If you’re looking at replacing your air conditioner, high efficiency systems can help lower utility bills, be environmentally friendly and maintain your comfort level. There are also rebates and incentives from some manufacturers and utility companies for higher efficiency air conditioners.
EER (Energy Efficiency Ratio)
EER is calculated by dividing the input electrical power (measured in watts) by the amount of cooling created (measured in British Thermal Units or BTU’s) under a single set of conditions.
SEER (Seasonal Energy Efficiency Rating)
SEER is a ratio of the amount of cooling produced (BTU) divided by the amount of electricity (watts) used. The difference between SEER and EER is that SEER accounts for changes in outside temperature instead of just one temperature. EER should be used as a comparison when the outside temperature is consistently over 95 degrees F.
The higher the SEER, the greater the air conditioner’s efficiency could be. Generally, most single stage air conditioners rate from 13 to 19 SEER. Two Stage units rate from 17 to 21. Variable speed units rate from 19 to 26. Comparing against a 10 SEER air conditioner over 15 years*, a 13 SEER could save $1,125, a 16 SEER could save $1,830, a 20 SEER could save $2,430, and a 25 SEER could save $2,835.
*based on 2016 US National Average
Earning the ENERGY STAR means products meet strict energy efficiency guidelines set by the US Environmental Protection Agency. By choosing ENERGY STAR certified heating and cooling equipment and taking steps to optimize its performance, you can enhance the comfort of your home while saving energy and cost.
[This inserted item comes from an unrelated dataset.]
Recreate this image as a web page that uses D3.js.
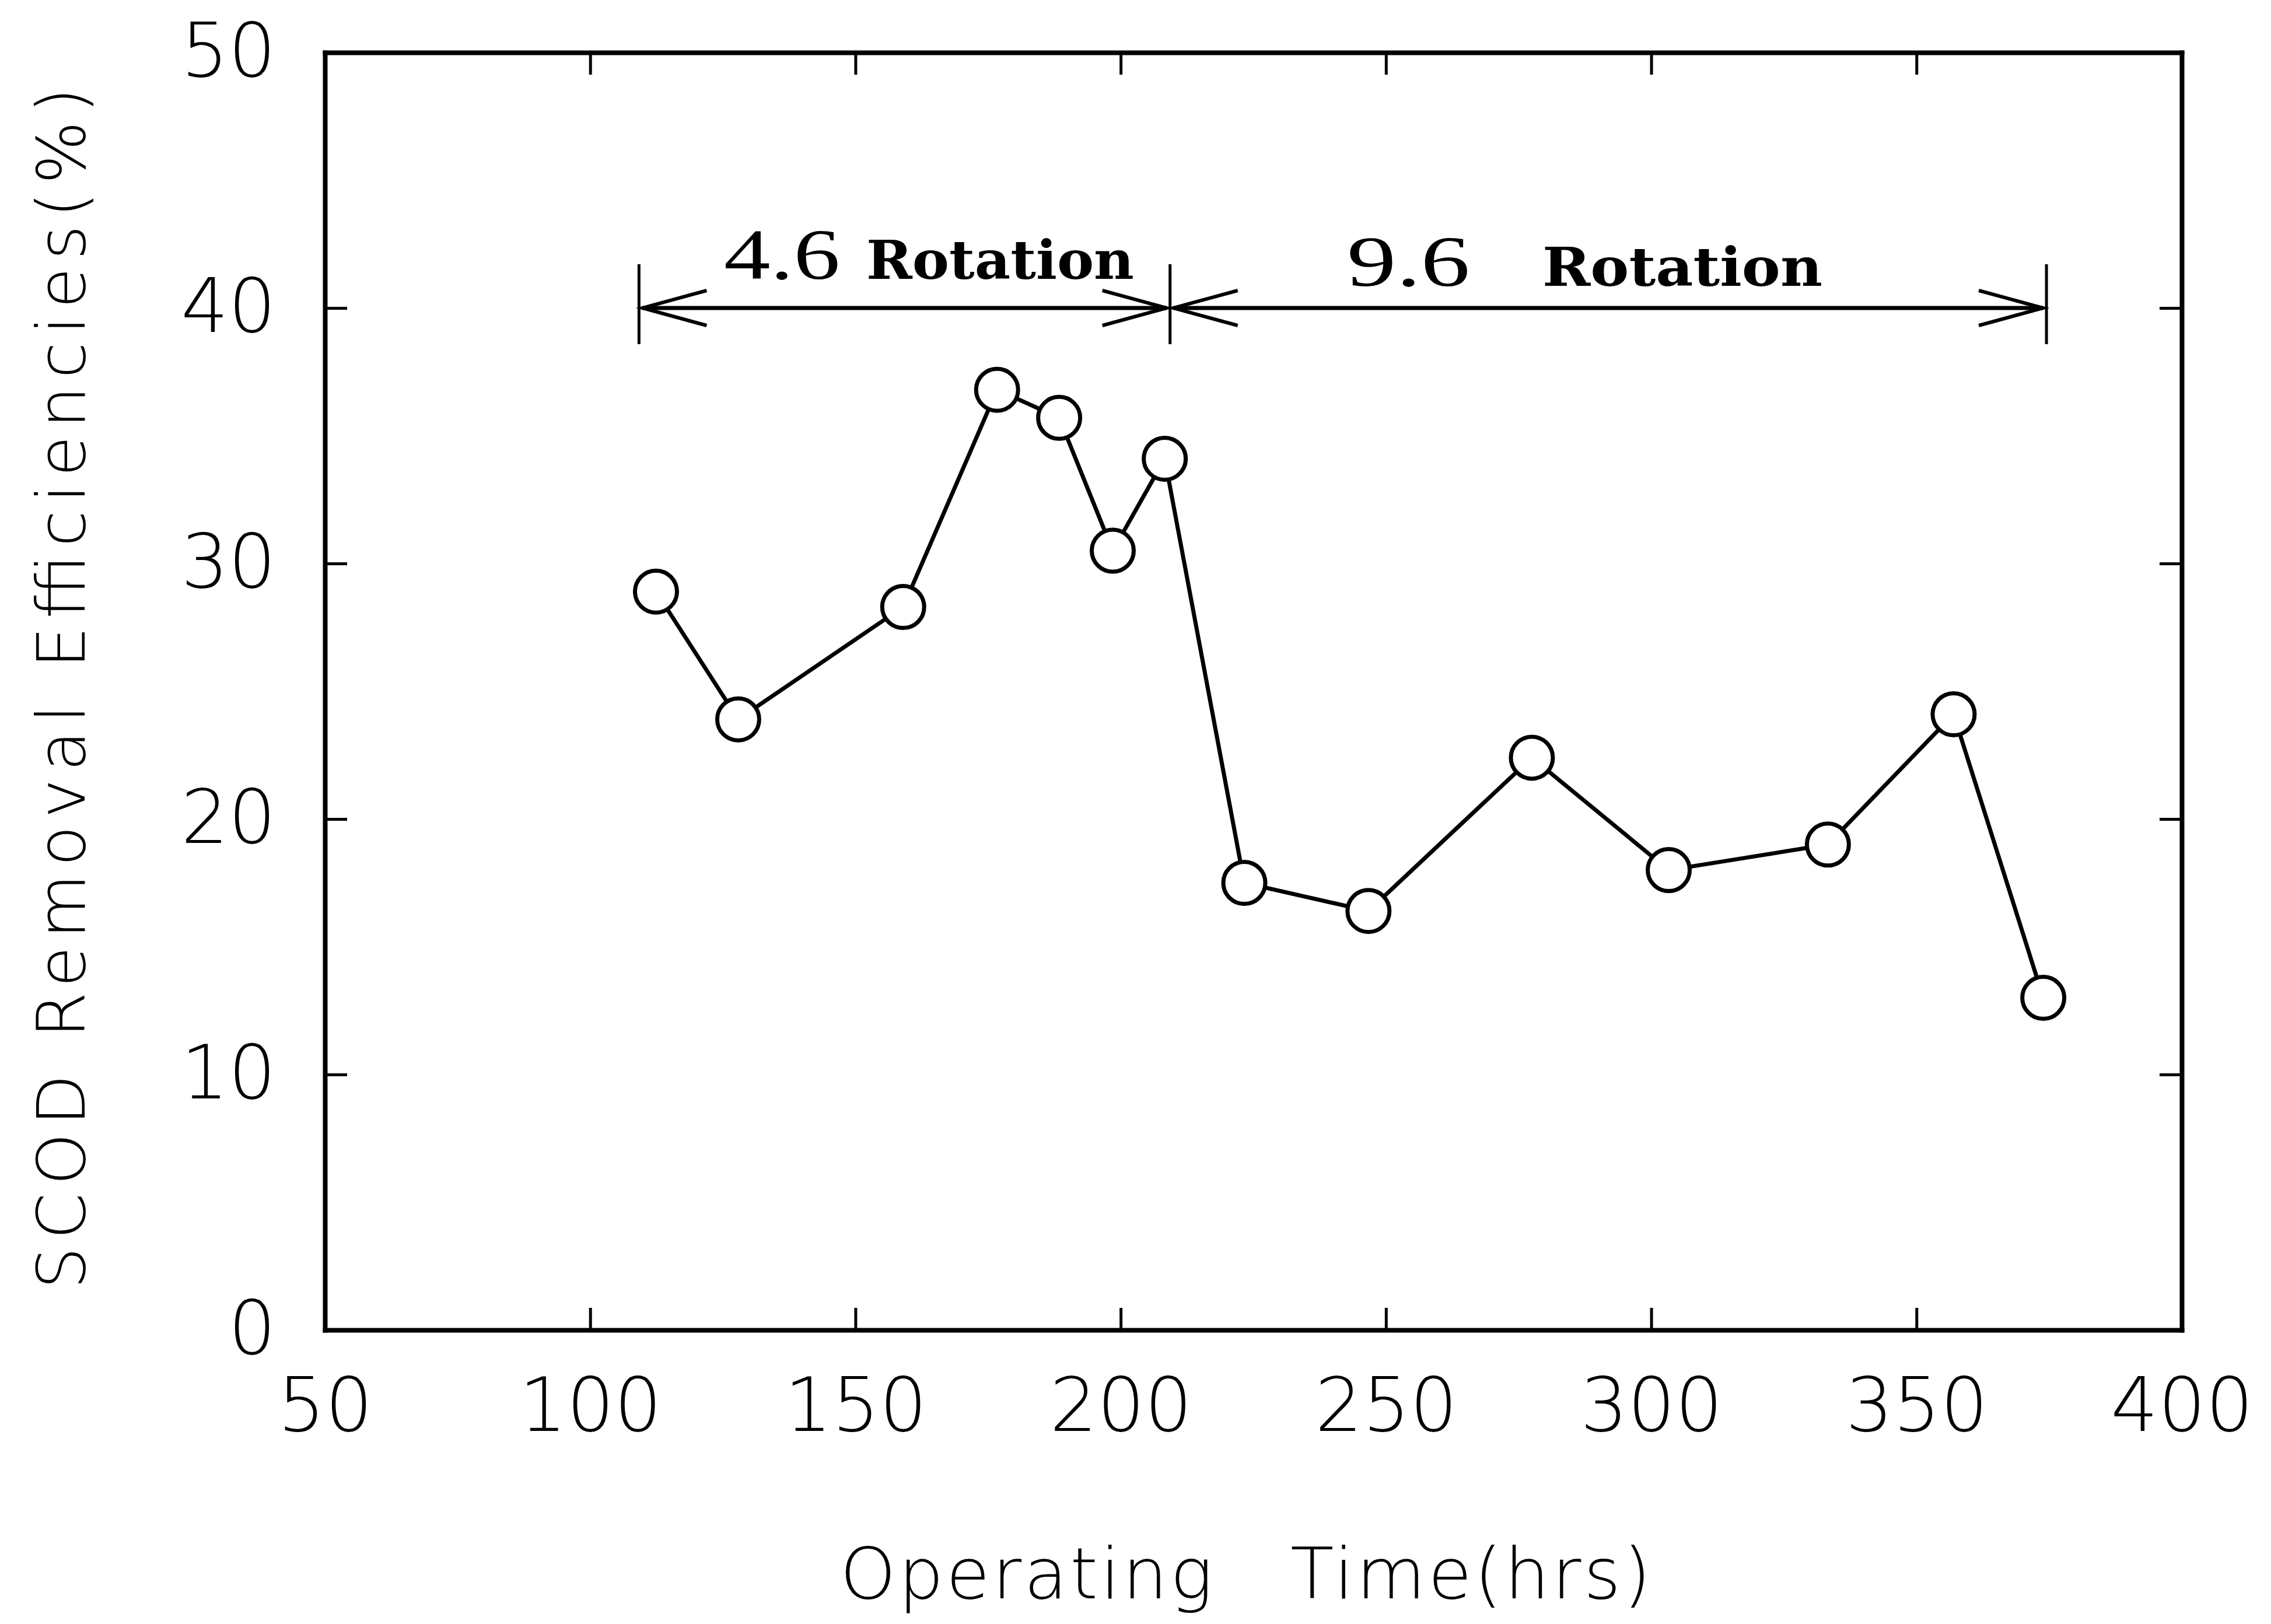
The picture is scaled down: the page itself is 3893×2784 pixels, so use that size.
<!DOCTYPE html>
<html><head><meta charset="utf-8">
<script src="https://cdn.jsdelivr.net/npm/d3@7"></script>
<style>html,body{margin:0;padding:0;background:#fff;} svg{display:block;}</style>
</head><body><svg id="chart" width="3893" height="2784"></svg>
<script>
// ---- data ----
const hours = [112.4, 127.9, 159.0, 176.7, 188.4, 198.5, 208.3, 223.3, 246.7, 277.5, 303.3, 333.3, 357.0, 373.9];
const efficiency = [28.9, 23.9, 28.3, 36.8, 35.7, 30.5, 34.1, 17.5, 16.4, 22.4, 18.0, 19.0, 24.1, 13.0];
const xTicks = [50, 100, 150, 200, 250, 300, 350, 400];
const yTicks = [0, 10, 20, 30, 40, 50];
const spanBounds = [109.2, 209.3, 374.5];
const spanNumbers = ["4.6", "9.6"];
const spanWord = "Rotation";
const spanLevel = 40;
const xTitle = "Operating   Time(hrs)";
const yTitle = "SCOD Removal Efficiencies(%)";

// ---- layout ----
const W = 3893, H = 2784;
const L = 557, R = 3740, T = 90, B = 2280;
const svg = d3.select("#chart");
svg.append("rect").attr("width", W).attr("height", H).attr("fill", "#fff");

const x = d3.scaleLinear().domain([50, 400]).range([L, R]);
const y = d3.scaleLinear().domain([0, 50]).range([B, T]);

const sansFont = "'DejaVu Sans', sans-serif";
const tickLen = 38;

function styleAxis(g) {
  g.select(".domain").attr("stroke", "#000").attr("stroke-width", 8).attr("stroke-linecap", "square");
  g.selectAll(".tick line").attr("stroke", "#000").attr("stroke-width", 5);
  g.selectAll(".tick text").attr("fill", "#000")
    .style("font-family", sansFont).style("font-weight", 200).style("font-size", "128px");
}

// bottom
const gB = svg.append("g").attr("transform", `translate(0,${B})`)
  .call(d3.axisBottom(x).tickValues(xTicks).tickSizeInner(-tickLen).tickSizeOuter(0).tickPadding(82).tickFormat(d3.format("d")));
styleAxis(gB);
gB.selectAll(".tick text").attr("dy", "0.71em");
// top
const gT = svg.append("g").attr("transform", `translate(0,${T})`)
  .call(d3.axisTop(x).tickValues(xTicks).tickSizeInner(-tickLen).tickSizeOuter(0).tickFormat(""));
styleAxis(gT);
// left
const gL = svg.append("g").attr("transform", `translate(${L},0)`)
  .call(d3.axisLeft(y).tickValues(yTicks).tickSizeInner(-tickLen).tickSizeOuter(0).tickPadding(84).tickFormat(d3.format("d")));
styleAxis(gL);
// right
const gR = svg.append("g").attr("transform", `translate(${R},0)`)
  .call(d3.axisRight(y).tickValues(yTicks).tickSizeInner(-tickLen).tickSizeOuter(0).tickFormat(""));
styleAxis(gR);

// ---- axis titles ----
svg.append("text")
  .attr("x", 2135).attr("y", 2740)
  .attr("text-anchor", "middle")
  .attr("textLength", 1390).attr("lengthAdjust", "spacing")
  .attr("xml:space", "preserve").style("white-space", "pre")
  .style("font-family", sansFont).style("font-weight", 200).style("font-size", "122px")
  .text(xTitle);

svg.append("text")
  .attr("transform", `translate(145,1180) rotate(-90)`)
  .attr("text-anchor", "middle")
  .attr("textLength", 2060).attr("lengthAdjust", "spacing")
  .style("font-family", sansFont).style("font-weight", 200).style("font-size", "114px")
  .text(yTitle);

// ---- data line + markers ----
const pts = hours.map((h, i) => [h, efficiency[i]]);
svg.append("path")
  .datum(pts)
  .attr("fill", "none").attr("stroke", "#000").attr("stroke-width", 7)
  .attr("d", d3.line().x(d => x(d[0])).y(d => y(d[1])));
svg.selectAll("circle.pt").data(pts).enter().append("circle")
  .attr("class", "pt")
  .attr("cx", d => x(d[0])).attr("cy", d => y(d[1]))
  .attr("r", 36)
  .attr("fill", "#fff").attr("stroke", "#000").attr("stroke-width", 7);

// ---- rotation span annotations ----
const ay = y(spanLevel);
const ann = svg.append("g").attr("stroke", "#000").attr("fill", "none");
spanBounds.forEach(b => {
  ann.append("line").attr("x1", x(b)).attr("x2", x(b))
    .attr("y1", ay - 75).attr("y2", ay + 62).attr("stroke-width", 5);
});
for (let i = 0; i < spanNumbers.length; i++) {
  const x0 = x(spanBounds[i]) + 6, x1 = x(spanBounds[i + 1]) - 6;
  ann.append("line").attr("x1", x0).attr("x2", x1).attr("y1", ay).attr("y2", ay).attr("stroke-width", 7);
  ann.append("path").attr("stroke-width", 6)
    .attr("d", `M${x0 + 110},${ay - 30} L${x0},${ay} L${x0 + 110},${ay + 30}`);
  ann.append("path").attr("stroke-width", 6)
    .attr("d", `M${x1 - 110},${ay - 30} L${x1},${ay} L${x1 - 110},${ay + 30}`);
}
// labels
const labelSpecs = [
  { numX: 1241, numW: 199, wordX: 1485, wordW: 459, base: 478 },
  { numX: 2309, numW: 211, wordX: 2644, wordW: 480, base: 490 }
];
spanNumbers.forEach((n, i) => {
  const s = labelSpecs[i];
  svg.append("text").attr("x", s.numX).attr("y", s.base)
    .attr("textLength", s.numW).attr("lengthAdjust", "spacingAndGlyphs")
    .style("font-family", "'Liberation Serif', serif").style("font-size", "122px")
    .text(n);
  svg.append("text").attr("x", s.wordX).attr("y", s.base)
    .attr("textLength", s.wordW).attr("lengthAdjust", "spacingAndGlyphs")
    .style("font-family", "'DejaVu Serif', serif").style("font-weight", "bold").style("font-size", "92px")
    .text(spanWord);
});
</script>
</body></html>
Saving energy helps you save money on utility bills and protect our climate by helping prevent harmful carbon pollution and reducing other greenhouse gases. Air Conditioner split systems and packaged units over 15 SEER qualify for ENERGY STAR.
Just like your car, your air conditioner needs maintenance at least once a year to keep operating as efficiently as possible to provide the comfort you and your family deserve. Things you can do yourself include:
- Replace or clean your air filters regularly – this lowers your unit’s energy consumption by at least 5%.
- Clean the evaporator coil as needed, typically once a year.
- If any coil fins are bent, you can straighten them with a “fin comb.”
- Clean debris from the fan, compressor and condenser of your split system.
- Prevent drain clogs in your unit by passing a stiff wire through the channels once in a while.
- Inspect the window seals around your window unit to make sure air is not escaping.
- Be sure your thermostat is set properly.
- Make sure the drain isn’t clogged and that the filter isn’t dirty.